In October of 2017, after more than five years of research and public input, the Consumer Financial Protection Bureau (CFPB) under Director Richard Cordray finalized a rule to rein in payday and car-title loan debt traps.
Only a few days after Mick Mulvaney was unlawfully appointed to head the CFPB, he announced support for Congress to use the Congressional Review Act to both rescind the payday rule and prevent any agency from issuing a similar rule in the future.
In January, Mulvaney announced that the CFPB would delay implementation for, reopen, and reconsider the payday rule.
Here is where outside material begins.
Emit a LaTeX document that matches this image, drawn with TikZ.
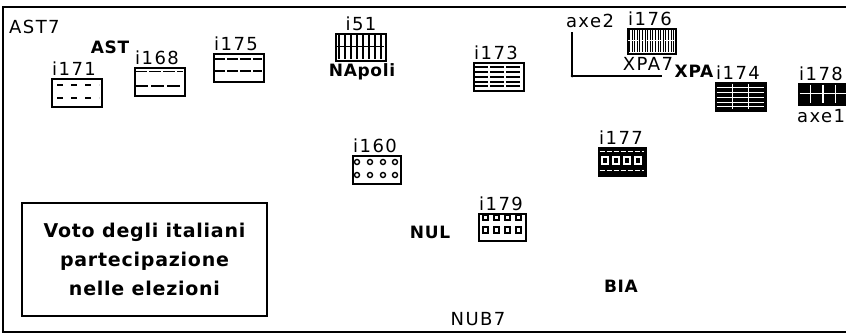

Given his support for completely eliminating the rule, this is the first formal step toward administratively killing the rule.
“The Consumer Financial Protection Bureau on Thursday finalized wide-ranging rules targeting the billions of dollars in fees collected by payday lenders offering high-cost, short-term loans.” [Renae Merle, “How regulators plan to curb 400 percent interest loans,” The Washington Post, 10/05/17.]
“Mulvaney, a longtime critic of the bureau, told reporters Monday that he supports congressional efforts to overturn a landmark rule reining in payday lenders, which was one of the consumer bureau’s last significant regulations finalized under Cordray.” [Victoria Guida, “Mulvaney: No plans to fire CFPB rival Leandra English,” Politico, 12/04/17.]
“The Consumer Financial Protection Bureau said on Tuesday that it will reconsider a wide-ranging rule targeting the billions of dollars in fees collected by payday lenders offering high-cost, short-term loans.” [Renae Merle, “Consumer protection bureau changes direction, will reconsider rule that sets stricter limits on payday lending,” The Washington Post, 01/16/18.]